> _Written exercise_
Leaving out every picture, retype the lines below from the top through the one that contains "(fbB) at (14.7,329.3);".
---------- Information shown ----------
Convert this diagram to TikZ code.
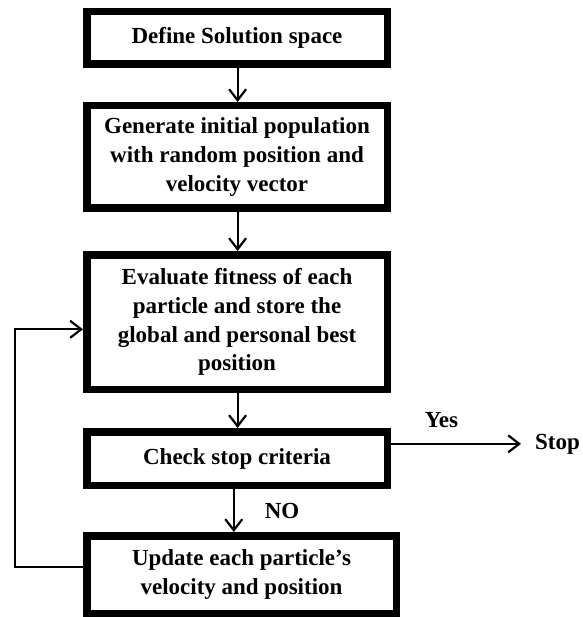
\documentclass[tikz,border=0pt]{standalone}
\usepackage{fontspec}
\setmainfont{Liberation Serif}
\usetikzlibrary{arrows.meta}
\begin{document}
\begin{tikzpicture}[x=1pt,y=-1pt,
  box/.style={draw=black, line width=7.5pt, fill=white, inner sep=0pt,
    align=center, minimum width=300.5pt,
    font=\fontsize{23}{28.7}\selectfont\bfseries},
  lbl/.style={inner sep=0pt, font=\fontsize{23}{28.7}\selectfont\bfseries},
  conn/.style={draw=black, line width=2.2pt,
    -{Straight Barb[length=11pt,width=17pt]}}
]
\useasboundingbox (0,0) rectangle (582,617);

\node[box, minimum height=52.5pt] (b1) at (237,38) {Define Solution space};
\node[box, minimum height=102.5pt] (b2) at (237,157)
  {Generate initial population\\with random position and\\velocity vector};
\node[box, minimum height=134.5pt] (b3) at (237,322)
  {Evaluate fitness of each\\particle and store the\\global and personal best\\position};
\node[box, minimum height=53.5pt] (b4) at (237,458.5) {Check stop criteria};
\node[box, minimum width=309.5pt, minimum height=77.5pt] (b5) at (241.5,574.5)
  {Update each particle’s\\velocity and position};

\node[lbl, inner xsep=14pt, anchor=base west] (stop) at (521,449) {Stop};
\node[lbl, anchor=base] (yes) at (441.5,427) {Yes};
\node[lbl, anchor=base] (no) at (282,518.3) {NO};

\coordinate (fbA) at (14.7,566.7);
\coordinate (fbB) at (14.7,329.3);

\draw[conn] ([xshift=0.6pt]b1.south) -- ([xshift=0.6pt]b2.north);
\draw[conn] ([xshift=0.6pt]b2.south) -- ([xshift=0.6pt]b3.north);
\draw[conn] ([xshift=0.6pt]b3.south) -- ([xshift=0.6pt]b4.north);
\draw[conn] ([xshift=-3.2pt]b4.south) -- ([xshift=-3.2pt]b4.south |- b5.north);
\draw[conn] (b4.east |- stop.west) -- (stop.west);
\draw[conn] (b5.west |- fbA) -- (fbA) -- (fbB) -- (b3.west |- fbB);
\end{tikzpicture}
\end{document}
----------
> _Finished exercise_
Convert this diagram to TikZ code.
\documentclass[tikz,border=0pt]{standalone}
\usepackage{fontspec}
\setmainfont{Liberation Serif}
\usetikzlibrary{arrows.meta}
\begin{document}
\begin{tikzpicture}[x=1pt,y=-1pt,
  box/.style={draw=black, line width=7.5pt, fill=white, inner sep=0pt,
    align=center, minimum width=300.5pt,
    font=\fontsize{23}{28.7}\selectfont\bfseries},
  lbl/.style={inner sep=0pt, font=\fontsize{23}{28.7}\selectfont\bfseries},
  conn/.style={draw=black, line width=2.2pt,
    -{Straight Barb[length=11pt,width=17pt]}}
]
\useasboundingbox (0,0) rectangle (582,617);

\node[box, minimum height=52.5pt] (b1) at (237,38) {Define Solution space};
\node[box, minimum height=102.5pt] (b2) at (237,157)
  {Generate initial population\\with random position and\\velocity vector};
\node[box, minimum height=134.5pt] (b3) at (237,322)
  {Evaluate fitness of each\\particle and store the\\global and personal best\\position};
\node[box, minimum height=53.5pt] (b4) at (237,458.5) {Check stop criteria};
\node[box, minimum width=309.5pt, minimum height=77.5pt] (b5) at (241.5,574.5)
  {Update each particle’s\\velocity and position};

\node[lbl, inner xsep=14pt, anchor=base west] (stop) at (521,449) {Stop};
\node[lbl, anchor=base] (yes) at (441.5,427) {Yes};
\node[lbl, anchor=base] (no) at (282,518.3) {NO};

\coordinate (fbA) at (14.7,566.7);
\coordinate (fbB) at (14.7,329.3);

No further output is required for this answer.